▶

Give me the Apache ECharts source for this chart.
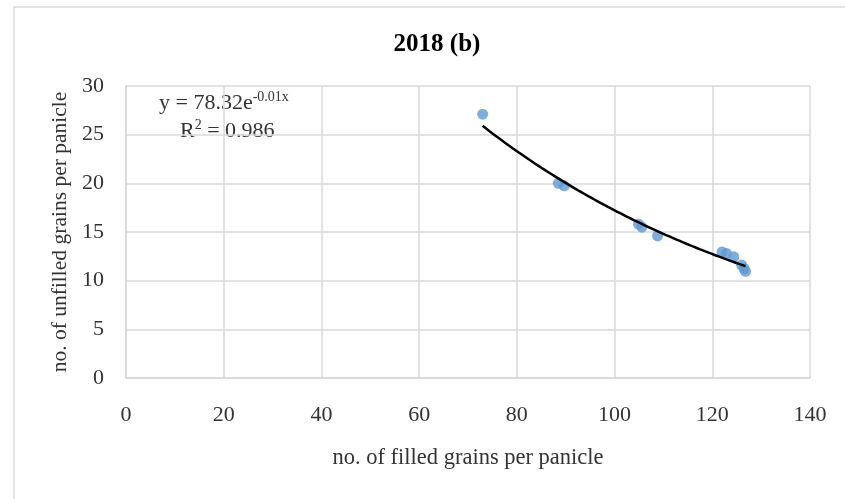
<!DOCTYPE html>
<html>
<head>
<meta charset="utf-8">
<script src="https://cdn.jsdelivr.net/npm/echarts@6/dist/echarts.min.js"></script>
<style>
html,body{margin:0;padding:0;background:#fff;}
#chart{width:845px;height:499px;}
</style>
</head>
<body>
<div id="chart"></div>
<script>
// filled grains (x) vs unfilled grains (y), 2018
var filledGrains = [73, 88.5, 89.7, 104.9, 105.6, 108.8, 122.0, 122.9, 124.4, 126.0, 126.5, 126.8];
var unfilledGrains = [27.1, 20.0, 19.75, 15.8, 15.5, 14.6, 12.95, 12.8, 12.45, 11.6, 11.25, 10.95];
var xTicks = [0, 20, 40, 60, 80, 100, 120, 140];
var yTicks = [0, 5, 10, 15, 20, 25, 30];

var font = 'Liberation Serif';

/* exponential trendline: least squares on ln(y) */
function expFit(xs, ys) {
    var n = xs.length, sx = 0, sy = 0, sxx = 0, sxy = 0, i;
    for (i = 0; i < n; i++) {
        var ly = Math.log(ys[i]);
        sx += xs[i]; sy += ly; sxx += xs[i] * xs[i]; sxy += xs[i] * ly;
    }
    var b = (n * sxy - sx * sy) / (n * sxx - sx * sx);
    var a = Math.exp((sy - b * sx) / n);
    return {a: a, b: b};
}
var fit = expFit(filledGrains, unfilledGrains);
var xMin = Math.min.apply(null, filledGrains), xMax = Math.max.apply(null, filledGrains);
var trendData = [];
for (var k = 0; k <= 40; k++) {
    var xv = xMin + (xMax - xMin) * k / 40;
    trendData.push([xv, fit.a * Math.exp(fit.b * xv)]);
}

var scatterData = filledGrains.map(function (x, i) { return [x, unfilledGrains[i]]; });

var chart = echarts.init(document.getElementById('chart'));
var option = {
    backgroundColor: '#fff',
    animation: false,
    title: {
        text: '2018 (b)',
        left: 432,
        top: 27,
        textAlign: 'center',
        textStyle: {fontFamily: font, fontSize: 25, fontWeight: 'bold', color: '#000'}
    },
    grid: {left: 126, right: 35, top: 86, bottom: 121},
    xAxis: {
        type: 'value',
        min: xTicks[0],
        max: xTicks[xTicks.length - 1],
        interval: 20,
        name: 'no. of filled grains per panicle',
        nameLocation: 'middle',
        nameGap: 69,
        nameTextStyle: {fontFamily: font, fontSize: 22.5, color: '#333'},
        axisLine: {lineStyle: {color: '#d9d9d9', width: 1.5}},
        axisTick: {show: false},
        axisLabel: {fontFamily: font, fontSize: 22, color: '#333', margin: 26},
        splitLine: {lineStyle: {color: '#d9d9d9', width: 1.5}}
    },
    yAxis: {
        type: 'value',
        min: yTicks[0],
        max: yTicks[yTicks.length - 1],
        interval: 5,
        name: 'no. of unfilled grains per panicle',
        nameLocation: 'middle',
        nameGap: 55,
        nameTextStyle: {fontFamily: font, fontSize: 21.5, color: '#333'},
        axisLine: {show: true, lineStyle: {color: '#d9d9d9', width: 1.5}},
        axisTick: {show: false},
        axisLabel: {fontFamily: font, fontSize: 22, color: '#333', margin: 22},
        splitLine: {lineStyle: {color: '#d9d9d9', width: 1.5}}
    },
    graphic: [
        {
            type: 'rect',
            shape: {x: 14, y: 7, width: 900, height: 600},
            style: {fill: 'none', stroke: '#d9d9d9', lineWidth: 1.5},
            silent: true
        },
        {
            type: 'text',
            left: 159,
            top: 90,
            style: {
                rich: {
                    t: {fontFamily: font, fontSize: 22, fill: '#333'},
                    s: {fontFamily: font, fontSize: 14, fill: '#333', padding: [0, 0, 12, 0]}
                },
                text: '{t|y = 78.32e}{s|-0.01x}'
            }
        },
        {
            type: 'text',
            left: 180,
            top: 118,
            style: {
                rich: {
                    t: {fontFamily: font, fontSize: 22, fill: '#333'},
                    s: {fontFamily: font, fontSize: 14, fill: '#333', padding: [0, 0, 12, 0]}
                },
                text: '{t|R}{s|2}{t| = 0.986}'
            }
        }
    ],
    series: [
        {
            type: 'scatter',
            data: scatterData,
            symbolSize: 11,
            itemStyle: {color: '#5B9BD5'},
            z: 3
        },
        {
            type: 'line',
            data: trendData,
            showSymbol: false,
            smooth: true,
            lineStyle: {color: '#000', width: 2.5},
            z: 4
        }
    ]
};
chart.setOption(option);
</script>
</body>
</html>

◀
▶

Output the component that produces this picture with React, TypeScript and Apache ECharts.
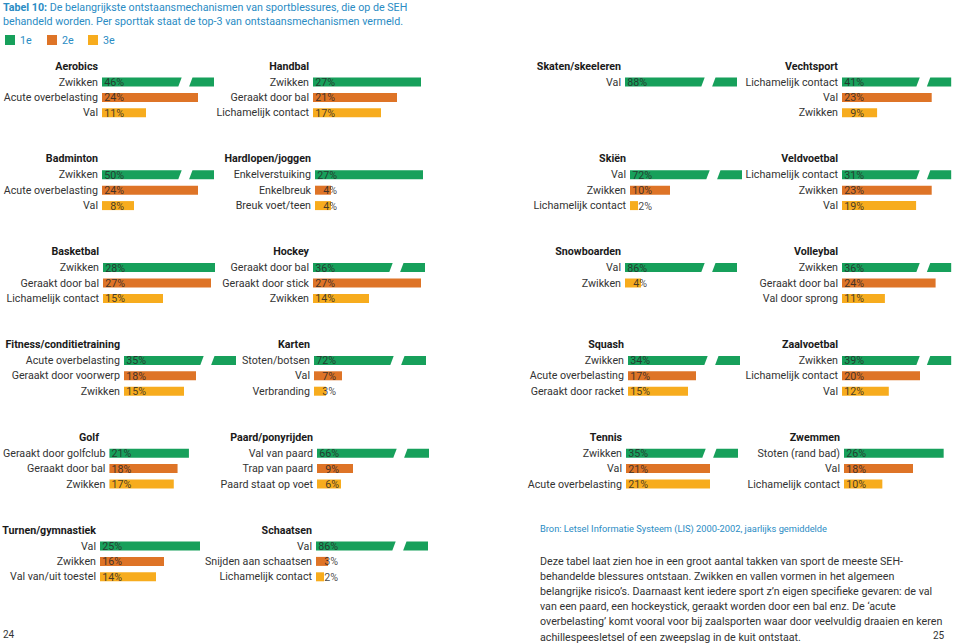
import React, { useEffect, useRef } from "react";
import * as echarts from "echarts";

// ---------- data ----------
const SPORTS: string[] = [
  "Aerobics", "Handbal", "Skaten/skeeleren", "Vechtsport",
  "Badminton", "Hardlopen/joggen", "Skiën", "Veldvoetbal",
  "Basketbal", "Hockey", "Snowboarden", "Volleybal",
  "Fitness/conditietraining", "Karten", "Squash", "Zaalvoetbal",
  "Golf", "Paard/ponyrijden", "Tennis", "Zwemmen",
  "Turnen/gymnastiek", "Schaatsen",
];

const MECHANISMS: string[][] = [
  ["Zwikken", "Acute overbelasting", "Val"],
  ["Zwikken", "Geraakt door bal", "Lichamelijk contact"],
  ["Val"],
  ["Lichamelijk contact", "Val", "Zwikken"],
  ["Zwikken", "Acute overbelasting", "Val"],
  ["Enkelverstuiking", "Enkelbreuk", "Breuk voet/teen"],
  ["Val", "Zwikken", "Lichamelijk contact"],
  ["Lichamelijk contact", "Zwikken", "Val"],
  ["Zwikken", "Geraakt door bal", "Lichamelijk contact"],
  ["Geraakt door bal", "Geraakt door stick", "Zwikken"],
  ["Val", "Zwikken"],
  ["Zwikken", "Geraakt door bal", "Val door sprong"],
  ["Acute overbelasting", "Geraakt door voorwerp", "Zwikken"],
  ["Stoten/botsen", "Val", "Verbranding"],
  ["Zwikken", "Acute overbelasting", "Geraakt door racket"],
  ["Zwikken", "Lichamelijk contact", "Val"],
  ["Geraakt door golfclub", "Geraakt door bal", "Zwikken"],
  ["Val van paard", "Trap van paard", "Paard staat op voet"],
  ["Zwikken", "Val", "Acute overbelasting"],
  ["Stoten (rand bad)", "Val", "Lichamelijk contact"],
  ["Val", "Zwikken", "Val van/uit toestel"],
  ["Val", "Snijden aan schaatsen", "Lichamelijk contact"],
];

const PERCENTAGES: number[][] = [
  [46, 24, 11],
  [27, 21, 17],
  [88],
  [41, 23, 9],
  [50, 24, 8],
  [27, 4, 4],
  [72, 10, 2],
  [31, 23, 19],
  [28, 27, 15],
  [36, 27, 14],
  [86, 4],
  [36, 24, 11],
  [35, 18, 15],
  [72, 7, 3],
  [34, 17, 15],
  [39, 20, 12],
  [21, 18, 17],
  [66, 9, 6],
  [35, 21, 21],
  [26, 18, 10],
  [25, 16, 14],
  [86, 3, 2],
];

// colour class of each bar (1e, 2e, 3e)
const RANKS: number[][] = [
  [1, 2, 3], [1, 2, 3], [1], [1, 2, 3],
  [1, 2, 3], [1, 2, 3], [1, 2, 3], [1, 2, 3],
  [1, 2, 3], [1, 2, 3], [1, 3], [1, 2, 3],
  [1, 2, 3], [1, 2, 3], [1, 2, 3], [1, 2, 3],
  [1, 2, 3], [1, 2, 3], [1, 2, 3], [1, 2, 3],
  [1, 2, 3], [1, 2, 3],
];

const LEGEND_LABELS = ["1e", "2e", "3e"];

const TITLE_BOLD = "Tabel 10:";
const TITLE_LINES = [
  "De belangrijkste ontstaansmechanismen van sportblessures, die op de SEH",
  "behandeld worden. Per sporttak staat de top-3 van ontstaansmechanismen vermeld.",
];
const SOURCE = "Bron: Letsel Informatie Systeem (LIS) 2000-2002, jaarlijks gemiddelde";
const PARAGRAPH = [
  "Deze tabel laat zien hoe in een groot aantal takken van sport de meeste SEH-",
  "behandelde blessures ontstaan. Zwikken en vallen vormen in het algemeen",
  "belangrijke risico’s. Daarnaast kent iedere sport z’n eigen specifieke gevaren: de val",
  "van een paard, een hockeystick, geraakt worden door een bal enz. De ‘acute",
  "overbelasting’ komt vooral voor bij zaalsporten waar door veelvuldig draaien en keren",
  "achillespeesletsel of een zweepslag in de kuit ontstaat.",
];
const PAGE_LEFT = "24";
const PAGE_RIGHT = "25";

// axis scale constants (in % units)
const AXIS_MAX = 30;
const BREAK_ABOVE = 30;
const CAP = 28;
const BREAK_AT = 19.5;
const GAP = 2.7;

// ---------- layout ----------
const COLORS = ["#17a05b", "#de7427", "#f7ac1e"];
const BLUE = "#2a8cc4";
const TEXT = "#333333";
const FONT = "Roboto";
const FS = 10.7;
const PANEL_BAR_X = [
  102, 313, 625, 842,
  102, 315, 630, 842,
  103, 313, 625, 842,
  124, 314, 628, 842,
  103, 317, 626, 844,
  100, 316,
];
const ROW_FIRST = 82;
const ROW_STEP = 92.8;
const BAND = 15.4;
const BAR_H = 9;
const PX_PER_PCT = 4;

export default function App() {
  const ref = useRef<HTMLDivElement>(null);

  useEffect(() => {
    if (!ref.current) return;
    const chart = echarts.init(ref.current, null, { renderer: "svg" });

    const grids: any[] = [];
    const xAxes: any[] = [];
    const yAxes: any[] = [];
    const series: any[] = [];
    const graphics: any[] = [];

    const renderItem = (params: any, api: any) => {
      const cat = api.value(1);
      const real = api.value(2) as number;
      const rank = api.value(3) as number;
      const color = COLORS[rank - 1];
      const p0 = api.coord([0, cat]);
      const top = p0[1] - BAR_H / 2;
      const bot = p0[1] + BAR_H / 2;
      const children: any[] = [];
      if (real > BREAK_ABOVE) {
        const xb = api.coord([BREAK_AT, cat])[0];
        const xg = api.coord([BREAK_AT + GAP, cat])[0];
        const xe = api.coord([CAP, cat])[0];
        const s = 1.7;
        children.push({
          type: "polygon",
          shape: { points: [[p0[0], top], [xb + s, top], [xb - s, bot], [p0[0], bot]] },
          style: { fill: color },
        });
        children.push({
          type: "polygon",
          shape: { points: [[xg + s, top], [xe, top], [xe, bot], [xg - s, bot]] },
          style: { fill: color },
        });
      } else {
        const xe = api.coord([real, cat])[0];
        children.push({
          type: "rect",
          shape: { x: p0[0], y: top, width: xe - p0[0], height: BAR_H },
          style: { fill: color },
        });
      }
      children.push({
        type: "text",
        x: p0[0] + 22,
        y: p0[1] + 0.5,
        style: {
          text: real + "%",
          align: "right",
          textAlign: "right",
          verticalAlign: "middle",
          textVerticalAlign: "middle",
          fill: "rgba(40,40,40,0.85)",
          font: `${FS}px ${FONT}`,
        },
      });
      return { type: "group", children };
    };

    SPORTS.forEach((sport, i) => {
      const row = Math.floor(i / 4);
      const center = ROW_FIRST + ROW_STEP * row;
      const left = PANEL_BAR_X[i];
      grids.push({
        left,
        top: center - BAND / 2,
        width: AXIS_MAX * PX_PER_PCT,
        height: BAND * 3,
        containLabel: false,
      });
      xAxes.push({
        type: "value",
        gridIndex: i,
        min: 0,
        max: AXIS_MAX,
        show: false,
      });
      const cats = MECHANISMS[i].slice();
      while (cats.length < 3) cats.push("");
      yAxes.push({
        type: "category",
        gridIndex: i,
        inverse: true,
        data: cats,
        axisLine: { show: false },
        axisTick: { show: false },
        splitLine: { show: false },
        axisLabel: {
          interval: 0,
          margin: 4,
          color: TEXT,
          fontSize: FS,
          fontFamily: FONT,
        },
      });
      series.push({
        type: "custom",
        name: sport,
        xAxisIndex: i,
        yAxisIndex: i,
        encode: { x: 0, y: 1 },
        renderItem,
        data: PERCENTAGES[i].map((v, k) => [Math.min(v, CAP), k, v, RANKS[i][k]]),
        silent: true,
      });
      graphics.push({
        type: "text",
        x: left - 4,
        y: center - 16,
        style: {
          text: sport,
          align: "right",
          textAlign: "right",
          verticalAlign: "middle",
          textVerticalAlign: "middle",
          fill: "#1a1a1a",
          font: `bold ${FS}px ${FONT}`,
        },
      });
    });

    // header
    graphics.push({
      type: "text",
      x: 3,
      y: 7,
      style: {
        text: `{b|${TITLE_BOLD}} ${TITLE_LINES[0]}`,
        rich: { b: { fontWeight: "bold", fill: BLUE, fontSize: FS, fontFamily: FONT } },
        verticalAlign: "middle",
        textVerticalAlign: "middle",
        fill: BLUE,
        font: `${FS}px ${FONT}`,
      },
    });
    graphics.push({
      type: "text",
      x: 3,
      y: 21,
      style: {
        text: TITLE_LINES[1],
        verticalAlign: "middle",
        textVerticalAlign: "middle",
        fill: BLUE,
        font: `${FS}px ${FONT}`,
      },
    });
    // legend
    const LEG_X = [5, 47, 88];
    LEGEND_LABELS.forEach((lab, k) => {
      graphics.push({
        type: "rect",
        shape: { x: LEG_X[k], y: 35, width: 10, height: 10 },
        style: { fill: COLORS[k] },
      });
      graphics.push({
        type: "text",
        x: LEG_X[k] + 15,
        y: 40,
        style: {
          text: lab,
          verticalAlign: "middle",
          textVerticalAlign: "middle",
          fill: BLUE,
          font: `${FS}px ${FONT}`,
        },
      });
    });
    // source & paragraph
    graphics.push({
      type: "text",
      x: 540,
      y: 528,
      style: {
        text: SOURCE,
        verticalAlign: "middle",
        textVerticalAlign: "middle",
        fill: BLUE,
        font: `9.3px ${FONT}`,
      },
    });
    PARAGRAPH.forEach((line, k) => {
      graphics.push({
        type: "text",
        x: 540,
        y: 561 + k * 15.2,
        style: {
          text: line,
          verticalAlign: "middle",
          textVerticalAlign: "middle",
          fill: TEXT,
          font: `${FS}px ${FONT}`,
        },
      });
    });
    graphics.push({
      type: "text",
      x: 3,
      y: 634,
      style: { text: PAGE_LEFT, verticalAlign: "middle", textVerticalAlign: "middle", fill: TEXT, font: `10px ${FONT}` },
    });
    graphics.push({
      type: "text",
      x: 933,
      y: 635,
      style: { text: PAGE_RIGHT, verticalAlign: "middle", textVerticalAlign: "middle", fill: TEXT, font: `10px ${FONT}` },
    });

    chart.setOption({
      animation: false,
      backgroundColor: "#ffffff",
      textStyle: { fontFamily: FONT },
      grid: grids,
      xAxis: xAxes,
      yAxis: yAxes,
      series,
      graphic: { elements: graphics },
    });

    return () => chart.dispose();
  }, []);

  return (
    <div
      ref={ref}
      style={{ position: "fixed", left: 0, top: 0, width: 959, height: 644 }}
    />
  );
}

◀

> **Task details**: Supply the count of lines in the entries that contain the word "Apache", and nothing besides.

> **Output of the exercise**: 2